The fact is I can never quite remember whether or not I like Ellis Paul. The first time I saw him was part of the uniformly excellent Ribbon of Highway, Endless Skyway, a Woody Guthrie salute, a tour which also featured Slaid Cleeves, Eliza Gilkyson and Jimmy LeFave. The show was terrific, but I don’t recall if I enjoyed his individual performance. The next time was on a double bill with Peter Mulvey, again I remember the show as being good, but again nothing specific about Paul. The truth is I probably wouldn’t even have been here tonight if I hadn’t won tickets (thanks Madison.com!).
Maybe now I will actually remember how I feel about him. He’s good, and certainly a skilled entertainer, but he’s not someone that I’m going to go out of my way to see. I was definitely in the minority. The hero worship going on during this early show was slightly embarrassing. Several people applauded after every song like he was the Beatles, and they laughed at his jokes like he was George Carlin (though I don’t remember anything particularly funny). He was sincere and engaging throughout his set as he moved between guitar and keyboard. He had driven many hours from his home in New Orleans to play this show, and was delighted that we had come to see him.
He was especially delighted to see the couple at the front table. They had just gotten engaged after a four year courtship which began with a first date at the High Noon seeing Ellis Paul. The bride-to-be was named Emily, which coincidentally was also Paul’s first wife’s name. Most of the songs in tonight’s set were dedicated to Emily, differentiating between his Emily and the recently engaged one. The former got the angry break-up songs, while the latter got the happy love songs.

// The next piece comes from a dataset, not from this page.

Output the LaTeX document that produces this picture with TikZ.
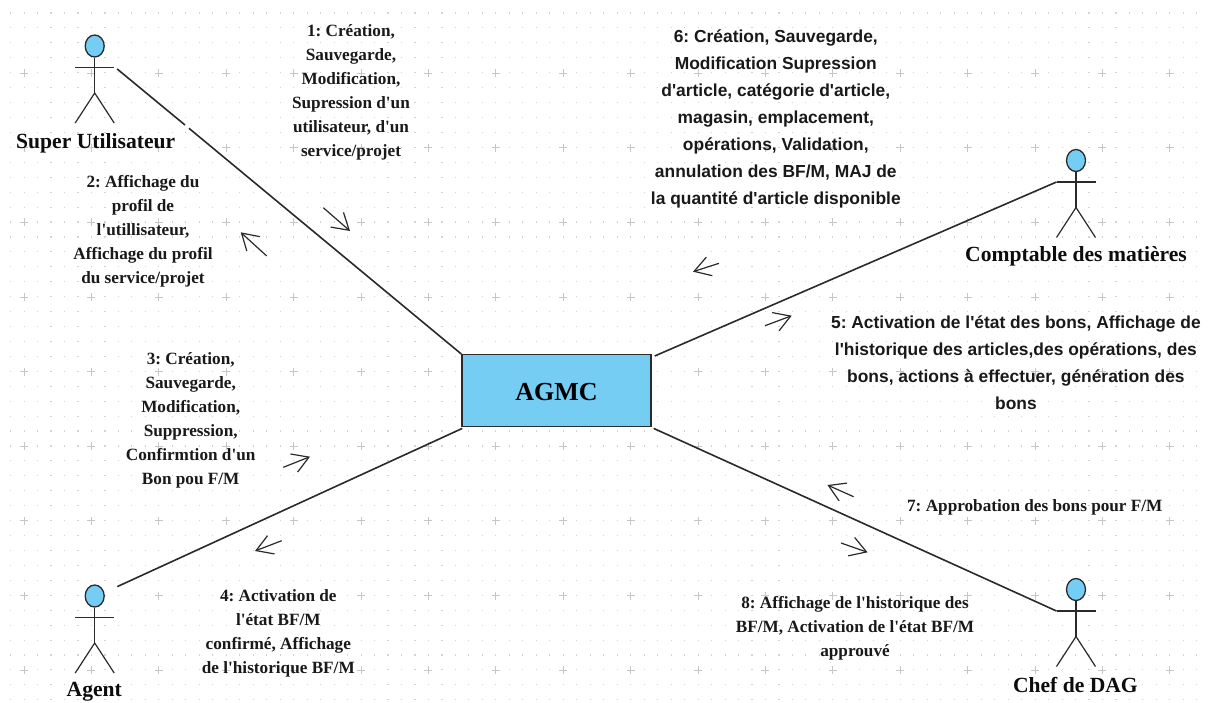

I was happy to hear that Jack Ingram is going to cover one of his songs, mostly because I like Jack Ingram (who actually writes a lot of his own songs, unusual for a country star) not because I found the song especially interesting. Which kind of sums up the show, it was a solid set from a performer that I don’t especially need to see again for another four years. He’s certainly no Peter Mulvey.